• What to produce: Set down every entry again word for word, please, but skip the pictures.

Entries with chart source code
◆ ◆ ◆
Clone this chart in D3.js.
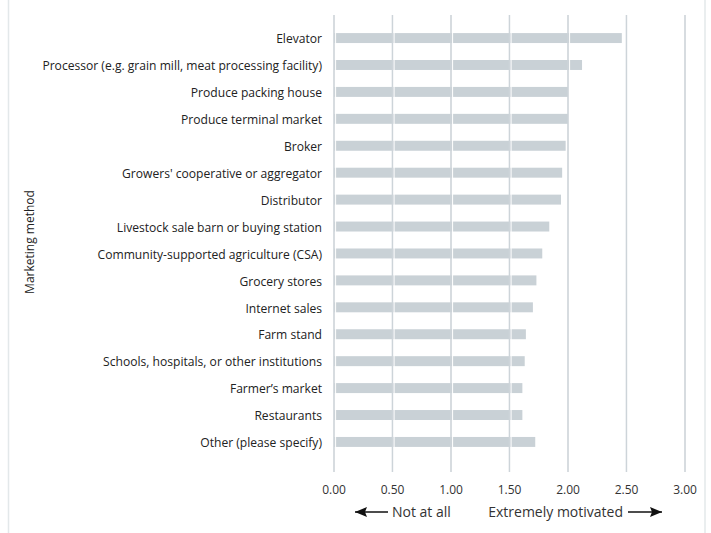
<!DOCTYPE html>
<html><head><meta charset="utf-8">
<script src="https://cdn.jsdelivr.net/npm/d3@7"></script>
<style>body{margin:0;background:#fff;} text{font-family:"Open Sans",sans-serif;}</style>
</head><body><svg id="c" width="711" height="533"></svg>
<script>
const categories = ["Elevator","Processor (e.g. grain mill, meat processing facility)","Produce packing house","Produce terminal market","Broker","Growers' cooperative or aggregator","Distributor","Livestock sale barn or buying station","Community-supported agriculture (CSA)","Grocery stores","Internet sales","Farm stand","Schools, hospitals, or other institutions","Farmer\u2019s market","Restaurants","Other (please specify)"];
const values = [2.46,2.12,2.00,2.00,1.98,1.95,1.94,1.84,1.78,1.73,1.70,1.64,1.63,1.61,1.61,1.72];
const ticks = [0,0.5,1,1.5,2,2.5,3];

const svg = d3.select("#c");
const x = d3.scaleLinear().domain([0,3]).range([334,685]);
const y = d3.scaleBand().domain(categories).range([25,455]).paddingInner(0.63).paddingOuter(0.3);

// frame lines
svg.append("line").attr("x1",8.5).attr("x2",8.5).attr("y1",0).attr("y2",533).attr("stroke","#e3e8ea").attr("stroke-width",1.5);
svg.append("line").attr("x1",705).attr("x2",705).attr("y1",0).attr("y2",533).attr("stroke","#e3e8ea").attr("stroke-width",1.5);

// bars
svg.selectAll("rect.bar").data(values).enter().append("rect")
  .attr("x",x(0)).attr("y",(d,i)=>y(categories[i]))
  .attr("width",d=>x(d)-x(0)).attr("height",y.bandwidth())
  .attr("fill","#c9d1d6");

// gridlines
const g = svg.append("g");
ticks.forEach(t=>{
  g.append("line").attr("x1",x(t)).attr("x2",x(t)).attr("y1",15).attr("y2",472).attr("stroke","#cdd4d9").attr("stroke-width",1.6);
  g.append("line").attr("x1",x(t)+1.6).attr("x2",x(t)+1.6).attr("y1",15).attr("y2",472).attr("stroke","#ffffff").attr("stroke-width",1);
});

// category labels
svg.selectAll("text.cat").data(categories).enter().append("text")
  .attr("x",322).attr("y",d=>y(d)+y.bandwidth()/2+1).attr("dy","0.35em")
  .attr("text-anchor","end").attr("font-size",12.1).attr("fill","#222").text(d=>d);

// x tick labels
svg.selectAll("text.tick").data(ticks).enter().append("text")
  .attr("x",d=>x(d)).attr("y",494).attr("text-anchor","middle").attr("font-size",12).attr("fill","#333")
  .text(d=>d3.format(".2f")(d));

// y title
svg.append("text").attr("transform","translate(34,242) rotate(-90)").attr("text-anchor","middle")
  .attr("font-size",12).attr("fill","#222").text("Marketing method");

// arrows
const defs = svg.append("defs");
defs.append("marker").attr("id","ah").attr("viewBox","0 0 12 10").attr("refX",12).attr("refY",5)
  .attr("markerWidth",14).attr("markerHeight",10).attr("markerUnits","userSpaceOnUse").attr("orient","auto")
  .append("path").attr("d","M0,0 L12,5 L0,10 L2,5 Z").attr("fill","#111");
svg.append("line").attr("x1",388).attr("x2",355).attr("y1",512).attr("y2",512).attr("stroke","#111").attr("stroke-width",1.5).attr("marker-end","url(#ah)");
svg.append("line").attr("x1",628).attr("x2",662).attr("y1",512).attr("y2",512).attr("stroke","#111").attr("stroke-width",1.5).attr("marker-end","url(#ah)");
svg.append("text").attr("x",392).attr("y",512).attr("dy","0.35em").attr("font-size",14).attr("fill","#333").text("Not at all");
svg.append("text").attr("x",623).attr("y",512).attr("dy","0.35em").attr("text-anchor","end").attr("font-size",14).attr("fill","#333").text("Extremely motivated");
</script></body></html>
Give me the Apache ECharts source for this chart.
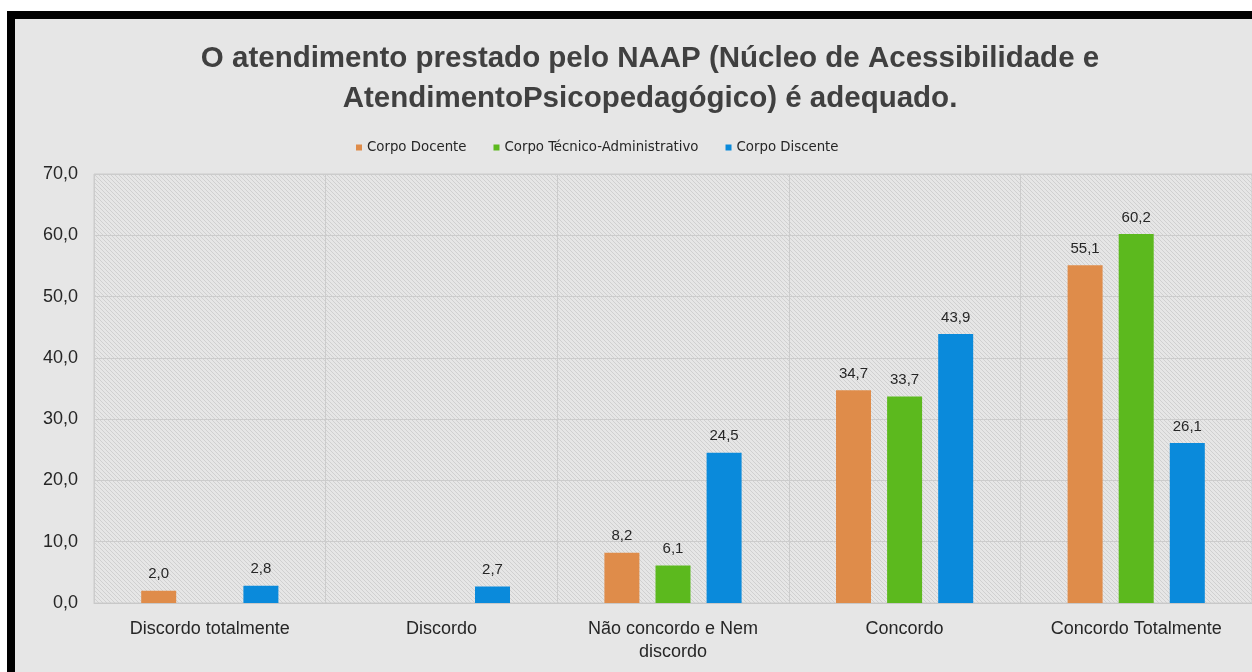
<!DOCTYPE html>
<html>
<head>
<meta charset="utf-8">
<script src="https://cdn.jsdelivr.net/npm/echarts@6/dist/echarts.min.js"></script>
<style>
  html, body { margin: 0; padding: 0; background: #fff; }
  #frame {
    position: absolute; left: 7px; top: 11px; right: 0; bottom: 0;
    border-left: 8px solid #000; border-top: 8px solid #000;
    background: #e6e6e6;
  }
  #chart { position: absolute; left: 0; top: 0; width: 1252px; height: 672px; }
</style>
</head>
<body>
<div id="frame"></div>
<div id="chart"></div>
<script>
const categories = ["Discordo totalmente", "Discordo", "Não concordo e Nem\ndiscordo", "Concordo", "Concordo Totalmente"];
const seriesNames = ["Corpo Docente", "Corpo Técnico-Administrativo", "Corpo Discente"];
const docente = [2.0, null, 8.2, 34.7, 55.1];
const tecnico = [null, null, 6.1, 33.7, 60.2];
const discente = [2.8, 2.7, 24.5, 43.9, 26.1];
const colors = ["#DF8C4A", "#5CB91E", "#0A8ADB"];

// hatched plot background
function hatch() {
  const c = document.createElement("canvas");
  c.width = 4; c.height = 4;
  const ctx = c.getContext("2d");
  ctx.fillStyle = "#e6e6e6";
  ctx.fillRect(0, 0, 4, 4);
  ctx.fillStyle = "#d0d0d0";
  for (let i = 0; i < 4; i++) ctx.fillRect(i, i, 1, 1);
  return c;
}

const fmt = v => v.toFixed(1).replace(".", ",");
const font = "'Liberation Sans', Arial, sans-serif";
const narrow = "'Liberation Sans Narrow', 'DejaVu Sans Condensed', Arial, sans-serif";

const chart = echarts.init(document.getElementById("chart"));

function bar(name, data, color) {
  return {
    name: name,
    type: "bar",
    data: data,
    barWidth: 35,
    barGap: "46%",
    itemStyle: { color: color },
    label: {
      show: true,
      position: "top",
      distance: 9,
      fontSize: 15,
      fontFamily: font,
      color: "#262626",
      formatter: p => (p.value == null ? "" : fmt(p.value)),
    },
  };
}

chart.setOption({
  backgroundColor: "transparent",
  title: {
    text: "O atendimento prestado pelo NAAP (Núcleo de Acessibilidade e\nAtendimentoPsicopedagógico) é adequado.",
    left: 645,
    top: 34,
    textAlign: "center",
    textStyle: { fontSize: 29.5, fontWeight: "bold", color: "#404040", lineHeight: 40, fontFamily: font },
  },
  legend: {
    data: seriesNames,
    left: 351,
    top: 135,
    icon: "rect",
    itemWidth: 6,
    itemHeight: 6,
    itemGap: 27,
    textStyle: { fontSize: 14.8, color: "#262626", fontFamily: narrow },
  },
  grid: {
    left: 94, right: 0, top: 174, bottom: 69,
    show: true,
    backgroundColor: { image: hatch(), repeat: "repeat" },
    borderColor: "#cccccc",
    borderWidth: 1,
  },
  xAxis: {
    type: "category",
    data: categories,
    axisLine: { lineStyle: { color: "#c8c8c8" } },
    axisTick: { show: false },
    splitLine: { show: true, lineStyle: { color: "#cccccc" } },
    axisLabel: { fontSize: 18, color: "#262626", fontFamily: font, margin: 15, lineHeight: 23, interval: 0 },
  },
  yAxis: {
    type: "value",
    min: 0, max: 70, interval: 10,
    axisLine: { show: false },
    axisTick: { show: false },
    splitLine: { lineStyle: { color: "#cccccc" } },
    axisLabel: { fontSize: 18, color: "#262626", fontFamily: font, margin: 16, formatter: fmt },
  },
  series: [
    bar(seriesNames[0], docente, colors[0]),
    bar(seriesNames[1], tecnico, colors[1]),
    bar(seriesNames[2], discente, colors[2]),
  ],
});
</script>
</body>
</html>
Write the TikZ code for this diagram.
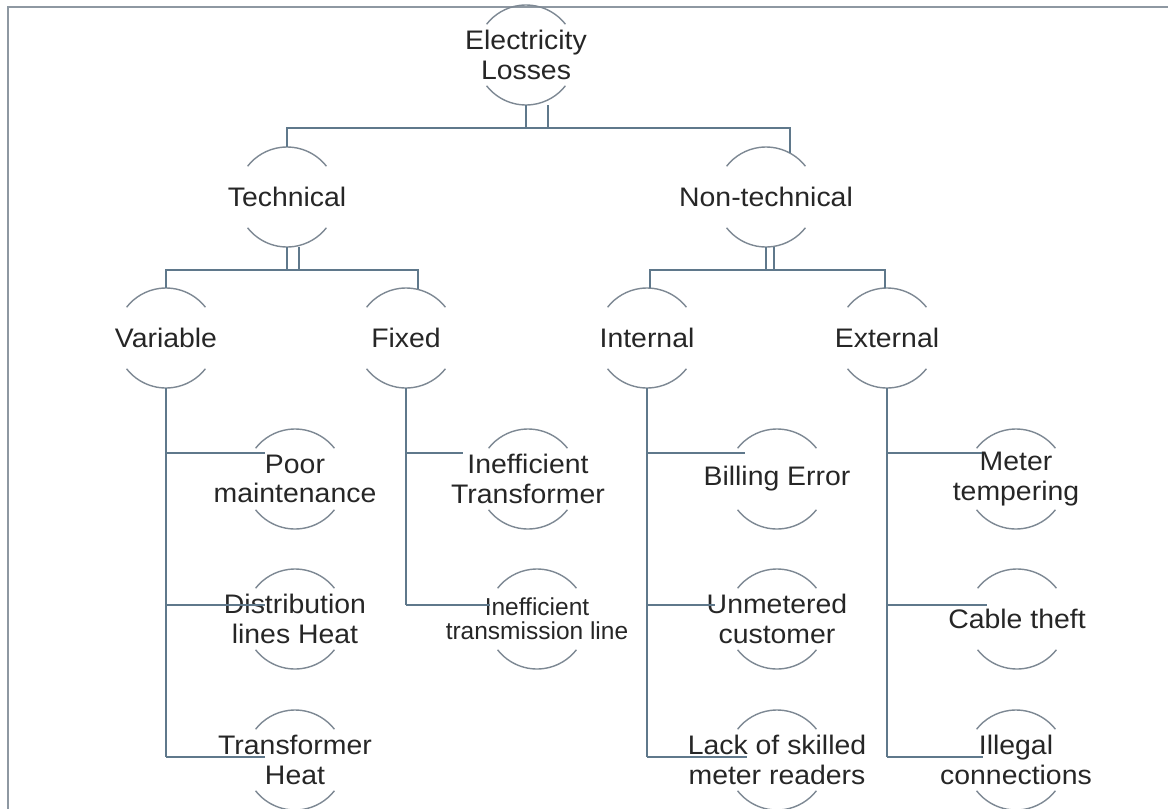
◆ ◆ ◆
• Solved problem:
Clone this chart in D3.js.
<!DOCTYPE html>
<html><head><meta charset="utf-8">
<script src="https://cdn.jsdelivr.net/npm/d3@7"></script>
<style>body{margin:0;background:#fff;} text{font-family:"Open Sans",sans-serif;}</style>
</head><body><svg id="c" width="711" height="533"></svg>
<script>
const categories = ["Elevator","Processor (e.g. grain mill, meat processing facility)","Produce packing house","Produce terminal market","Broker","Growers' cooperative or aggregator","Distributor","Livestock sale barn or buying station","Community-supported agriculture (CSA)","Grocery stores","Internet sales","Farm stand","Schools, hospitals, or other institutions","Farmer\u2019s market","Restaurants","Other (please specify)"];
const values = [2.46,2.12,2.00,2.00,1.98,1.95,1.94,1.84,1.78,1.73,1.70,1.64,1.63,1.61,1.61,1.72];
const ticks = [0,0.5,1,1.5,2,2.5,3];

const svg = d3.select("#c");
const x = d3.scaleLinear().domain([0,3]).range([334,685]);
const y = d3.scaleBand().domain(categories).range([25,455]).paddingInner(0.63).paddingOuter(0.3);

// frame lines
svg.append("line").attr("x1",8.5).attr("x2",8.5).attr("y1",0).attr("y2",533).attr("stroke","#e3e8ea").attr("stroke-width",1.5);
svg.append("line").attr("x1",705).attr("x2",705).attr("y1",0).attr("y2",533).attr("stroke","#e3e8ea").attr("stroke-width",1.5);

// bars
svg.selectAll("rect.bar").data(values).enter().append("rect")
  .attr("x",x(0)).attr("y",(d,i)=>y(categories[i]))
  .attr("width",d=>x(d)-x(0)).attr("height",y.bandwidth())
  .attr("fill","#c9d1d6");

// gridlines
const g = svg.append("g");
ticks.forEach(t=>{
  g.append("line").attr("x1",x(t)).attr("x2",x(t)).attr("y1",15).attr("y2",472).attr("stroke","#cdd4d9").attr("stroke-width",1.6);
  g.append("line").attr("x1",x(t)+1.6).attr("x2",x(t)+1.6).attr("y1",15).attr("y2",472).attr("stroke","#ffffff").attr("stroke-width",1);
});

// category labels
svg.selectAll("text.cat").data(categories).enter().append("text")
  .attr("x",322).attr("y",d=>y(d)+y.bandwidth()/2+1).attr("dy","0.35em")
  .attr("text-anchor","end").attr("font-size",12.1).attr("fill","#222").text(d=>d);

// x tick labels
svg.selectAll("text.tick").data(ticks).enter().append("text")
  .attr("x",d=>x(d)).attr("y",494).attr("text-anchor","middle").attr("font-size",12).attr("fill","#333")
  .text(d=>d3.format(".2f")(d));

// y title
svg.append("text").attr("transform","translate(34,242) rotate(-90)").attr("text-anchor","middle")
  .attr("font-size",12).attr("fill","#222").text("Marketing method");

// arrows
const defs = svg.append("defs");
defs.append("marker").attr("id","ah").attr("viewBox","0 0 12 10").attr("refX",12).attr("refY",5)
  .attr("markerWidth",14).attr("markerHeight",10).attr("markerUnits","userSpaceOnUse").attr("orient","auto")
  .append("path").attr("d","M0,0 L12,5 L0,10 L2,5 Z").attr("fill","#111");
svg.append("line").attr("x1",388).attr("x2",355).attr("y1",512).attr("y2",512).attr("stroke","#111").attr("stroke-width",1.5).attr("marker-end","url(#ah)");
svg.append("line").attr("x1",628).attr("x2",662).attr("y1",512).attr("y2",512).attr("stroke","#111").attr("stroke-width",1.5).attr("marker-end","url(#ah)");
svg.append("text").attr("x",392).attr("y",512).attr("dy","0.35em").attr("font-size",14).attr("fill","#333").text("Not at all");
svg.append("text").attr("x",623).attr("y",512).attr("dy","0.35em").attr("text-anchor","end").attr("font-size",14).attr("fill","#333").text("Extremely motivated");
</script></body></html>
Give me the Apache ECharts source for this chart.
<!DOCTYPE html>
<html>
<head>
<meta charset="utf-8">
<script src="https://cdn.jsdelivr.net/npm/echarts@6/dist/echarts.min.js"></script>
<style>
  html, body { margin: 0; padding: 0; background: #fff; }
  #frame {
    position: absolute; left: 7px; top: 11px; right: 0; bottom: 0;
    border-left: 8px solid #000; border-top: 8px solid #000;
    background: #e6e6e6;
  }
  #chart { position: absolute; left: 0; top: 0; width: 1252px; height: 672px; }
</style>
</head>
<body>
<div id="frame"></div>
<div id="chart"></div>
<script>
const categories = ["Discordo totalmente", "Discordo", "Não concordo e Nem\ndiscordo", "Concordo", "Concordo Totalmente"];
const seriesNames = ["Corpo Docente", "Corpo Técnico-Administrativo", "Corpo Discente"];
const docente = [2.0, null, 8.2, 34.7, 55.1];
const tecnico = [null, null, 6.1, 33.7, 60.2];
const discente = [2.8, 2.7, 24.5, 43.9, 26.1];
const colors = ["#DF8C4A", "#5CB91E", "#0A8ADB"];

// hatched plot background
function hatch() {
  const c = document.createElement("canvas");
  c.width = 4; c.height = 4;
  const ctx = c.getContext("2d");
  ctx.fillStyle = "#e6e6e6";
  ctx.fillRect(0, 0, 4, 4);
  ctx.fillStyle = "#d0d0d0";
  for (let i = 0; i < 4; i++) ctx.fillRect(i, i, 1, 1);
  return c;
}

const fmt = v => v.toFixed(1).replace(".", ",");
const font = "'Liberation Sans', Arial, sans-serif";
const narrow = "'Liberation Sans Narrow', 'DejaVu Sans Condensed', Arial, sans-serif";

const chart = echarts.init(document.getElementById("chart"));

function bar(name, data, color) {
  return {
    name: name,
    type: "bar",
    data: data,
    barWidth: 35,
    barGap: "46%",
    itemStyle: { color: color },
    label: {
      show: true,
      position: "top",
      distance: 9,
      fontSize: 15,
      fontFamily: font,
      color: "#262626",
      formatter: p => (p.value == null ? "" : fmt(p.value)),
    },
  };
}

chart.setOption({
  backgroundColor: "transparent",
  title: {
    text: "O atendimento prestado pelo NAAP (Núcleo de Acessibilidade e\nAtendimentoPsicopedagógico) é adequado.",
    left: 645,
    top: 34,
    textAlign: "center",
    textStyle: { fontSize: 29.5, fontWeight: "bold", color: "#404040", lineHeight: 40, fontFamily: font },
  },
  legend: {
    data: seriesNames,
    left: 351,
    top: 135,
    icon: "rect",
    itemWidth: 6,
    itemHeight: 6,
    itemGap: 27,
    textStyle: { fontSize: 14.8, color: "#262626", fontFamily: narrow },
  },
  grid: {
    left: 94, right: 0, top: 174, bottom: 69,
    show: true,
    backgroundColor: { image: hatch(), repeat: "repeat" },
    borderColor: "#cccccc",
    borderWidth: 1,
  },
  xAxis: {
    type: "category",
    data: categories,
    axisLine: { lineStyle: { color: "#c8c8c8" } },
    axisTick: { show: false },
    splitLine: { show: true, lineStyle: { color: "#cccccc" } },
    axisLabel: { fontSize: 18, color: "#262626", fontFamily: font, margin: 15, lineHeight: 23, interval: 0 },
  },
  yAxis: {
    type: "value",
    min: 0, max: 70, interval: 10,
    axisLine: { show: false },
    axisTick: { show: false },
    splitLine: { lineStyle: { color: "#cccccc" } },
    axisLabel: { fontSize: 18, color: "#262626", fontFamily: font, margin: 16, formatter: fmt },
  },
  series: [
    bar(seriesNames[0], docente, colors[0]),
    bar(seriesNames[1], tecnico, colors[1]),
    bar(seriesNames[2], discente, colors[2]),
  ],
});
</script>
</body>
</html>
Write the TikZ code for this diagram.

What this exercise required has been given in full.